Earlier this month, federal judges in New York and Washington also vacated the entire rule in separate cases. Dozens of states, municipalities, providers, and advocacy groups have challenged the rule through various lawsuits around the country. The lawsuits emphasize that this confusing policy would incentivize health care providers to eliminate reproductive healthcare and LGBTQ care altogether, leaving millions across the country without access to critical health care, including in regions that might otherwise prioritize maintaining access to this essential care.  The Rule is especially dangerous because it has no emergency exception.

“We are grateful the Court recognized the unchecked discrimination against women and LGBTQ patients that could occur under this rule, even in medical emergencies,” said Genevieve Scott, Senior Staff Attorney at the Center for Reproductive Rights. “Discrimination in any context is egregious, but allowing someone’s religious or moral views to effectively veto a patient’s medical choice could have deadly consequences. It is out of line with any reasonable understanding of law or medical ethics that a receptionist, who is not directly involved in providing medical care, could turn away patients, or that an EMT could refuse to transport a patient with a life-threatening ectopic pregnancy.”

The Denial of Care Rule was issued in May by the U.S. Department of Health and Human Services, and it applies to virtually every kind of healthcare provider.  Health care facilities risk losing all federal funding if they do not grant employees carte blanche to deny information and services.   Because the Rule is infeasible to implement, if allowed to go into effect, it would coerce many health care facilities to eliminate reproductive healthcare and LGBTQ healthcare, leaving millions across the United States without access to critical healthcare.

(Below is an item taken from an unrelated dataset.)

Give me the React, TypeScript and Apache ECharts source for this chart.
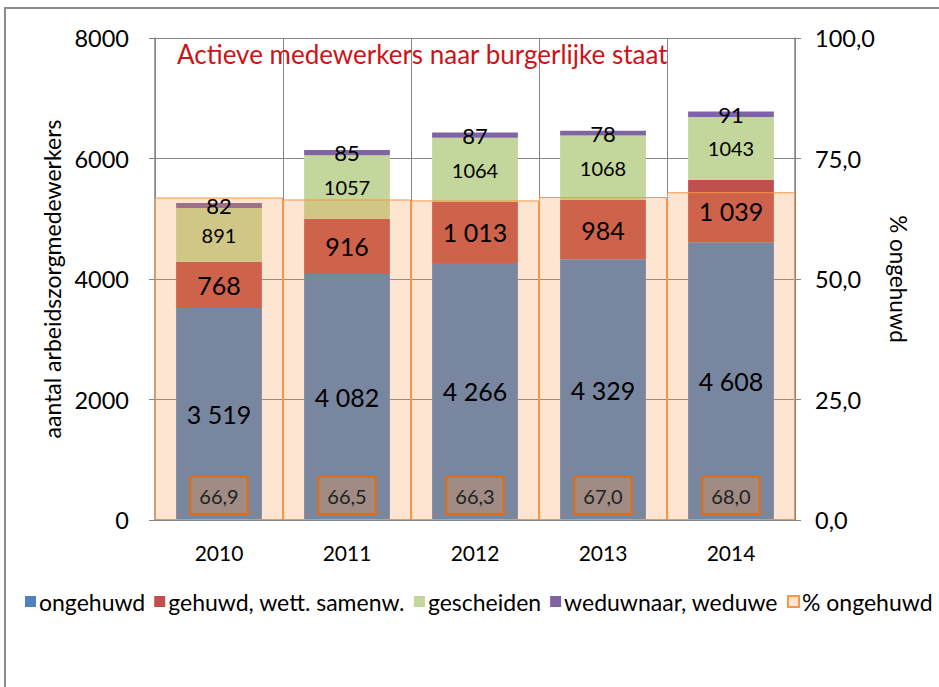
import React, { useEffect, useRef } from "react";
import * as echarts from "echarts";

const categories = ["2010", "2011", "2012", "2013", "2014"];
const ongehuwd = [3519, 4082, 4266, 4329, 4608];
const gehuwd = [768, 916, 1013, 984, 1039];
const gescheiden = [891, 1057, 1064, 1068, 1043];
const weduwnaar = [82, 85, 87, 78, 91];
const pctOngehuwd = [66.9, 66.5, 66.3, 67.0, 68.0];
const leftAxis = { min: 0, max: 8000, interval: 2000 };
const rightAxis = { min: 0, max: 100, interval: 25 };

const FONT = "Lato";
const spaced = (n: number) => String(n).replace(/\B(?=(\d{3})+(?!\d))/g, " ");
const comma1 = (n: number) => n.toFixed(1).replace(".", ",");

export default function App() {
  const ref = useRef<HTMLDivElement>(null);
  useEffect(() => {
    document.body.style.margin = "0";
    const chart = echarts.init(ref.current!, null, { renderer: "svg" });
    const gap = "33%";
    const stackDefs = [
      { name: "ongehuwd", data: ongehuwd, color: "#4F81BD", size: 25, fmt: spaced },
      { name: "gehuwd, wett. samenw.", data: gehuwd, color: "#C0504D", size: 25, fmt: spaced },
      { name: "gescheiden", data: gescheiden, color: "#C3D69B", size: 20, fmt: (n: number) => String(n) },
      { name: "weduwnaar, weduwe", data: weduwnaar, color: "#8064A2", size: 22, fmt: (n: number) => String(n) },
    ];
    const mainSeries = stackDefs.map((d) => ({
      name: d.name,
      type: "bar",
      stack: "a",
      xAxisIndex: 0,
      yAxisIndex: 0,
      barCategoryGap: gap,
      data: d.data,
      z: 2,
      itemStyle: { color: d.color },
    }));
    const labelSeries = stackDefs.map((d) => ({
      name: "lbl_" + d.name,
      type: "bar",
      stack: "lbl",
      xAxisIndex: 2,
      yAxisIndex: 0,
      barCategoryGap: gap,
      data: d.data,
      z: 5,
      silent: true,
      itemStyle: { color: "rgba(0,0,0,0)" },
      label: {
        show: true,
        position: "inside",
        color: "#000",
        fontFamily: FONT,
        fontSize: d.size,
        formatter: (p: any) => d.fmt(p.value),
      },
    }));
    const overlay = {
      name: "% ongehuwd",
      type: "bar",
      xAxisIndex: 1,
      yAxisIndex: 1,
      barWidth: "100%",
      data: pctOngehuwd,
      z: 3,
      itemStyle: { color: "rgba(247,150,70,0.25)", borderColor: "#F79646", borderWidth: 1 },
      label: {
        show: true,
        position: "insideBottom",
        distance: 7,
        color: "#222",
        fontFamily: FONT,
        fontSize: 20,
        backgroundColor: "#A08B85",
        borderColor: "#E46C0A",
        borderWidth: 2,
        padding: [8, 8, 7, 8],
        formatter: (p: any) => comma1(p.value),
      },
    };
    const xBase = {
      type: "category",
      data: categories,
    };
    chart.setOption({
      animation: false,
      textStyle: { fontFamily: FONT },
      title: {
        text: "Actieve medewerkers naar burgerlijke staat",
        left: 172,
        top: 36,
        textStyle: { color: "#CC1418", fontSize: 26, fontWeight: "normal", fontFamily: FONT },
      },
      graphic: [
        {
          type: "polyline",
          shape: { points: [[5, 687], [5, 8], [939, 8]] },
          style: { stroke: "#8C8C8C", lineWidth: 2, fill: "none" },
          silent: true,
        },
      ],
      legend: {
        data: stackDefs.map((d) => d.name).concat(["% ongehuwd"]),
        left: 20,
        top: 585,
        itemWidth: 11,
        itemHeight: 11,
        itemGap: 9,
        icon: "rect",
        textStyle: { fontFamily: FONT, fontSize: 23, color: "#000", padding: [0, 0, 0, -2] },
      },
      grid: { left: 155, right: 144, top: 38, bottom: 167 },
      xAxis: [
        {
          ...xBase,
          axisLine: { show: true, lineStyle: { color: "#868686", width: 1.5 } },
          axisTick: { show: false },
          splitLine: { show: true, lineStyle: { color: "#868686", width: 1 } },
          axisLabel: { color: "#000", fontSize: 21, fontFamily: FONT, margin: 22 },
        },
        { ...xBase, show: false },
        { ...xBase, show: false },
      ],
      yAxis: [
        {
          type: "value",
          ...leftAxis,
          name: "aantal arbeidszorgmedewerkers",
          nameLocation: "middle",
          nameGap: 78,
          nameRotate: 90,
          nameTextStyle: { color: "#000", fontSize: 23, fontFamily: FONT },
          axisLine: { show: true, lineStyle: { color: "#868686", width: 1.5 } },
          axisTick: { show: true, length: 6, lineStyle: { color: "#868686" } },
          splitLine: { show: true, lineStyle: { color: "#868686", width: 1 } },
          axisLabel: {
            color: "#000",
            fontSize: 23.5,
            fontFamily: FONT,
            margin: 26,
            formatter: (v: number) => String(v),
          },
        },
        {
          type: "value",
          ...rightAxis,
          position: "right",
          name: "% ongehuwd",
          nameLocation: "middle",
          nameGap: 92,
          nameRotate: -90,
          nameTextStyle: { color: "#000", fontSize: 22.5, fontFamily: FONT },
          axisLine: { show: true, lineStyle: { color: "#868686", width: 1.5 } },
          axisTick: { show: true, length: 6, lineStyle: { color: "#868686" } },
          splitLine: { show: false },
          axisLabel: {
            color: "#000",
            fontSize: 23.5,
            fontFamily: FONT,
            margin: 20,
            formatter: (v: number) => comma1(v),
          },
        },
      ],
      series: [...mainSeries, overlay, ...labelSeries],
    });
    return () => chart.dispose();
  }, []);
  return <div ref={ref} style={{ width: 939, height: 687 }} />;
}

Plaintiffs in the case include the County of Santa Clara, which runs an extensive health and hospital system that serves as a safety-net provider for the county’s 1.9 million residents; the health providers Bradbury-Sullivan LGBT Community Center in Allentown, Pa., Center on Halsted in Chicago, Hartford GYN in Connecticut, Los Angeles LGBT Center, Mazzoni Center in Philadelphia, Trust Women Seattle and Whitman-Walker Health in Washington, D.C.; the associations AGLP, GLMA and Medical Students for Choice; and five doctors.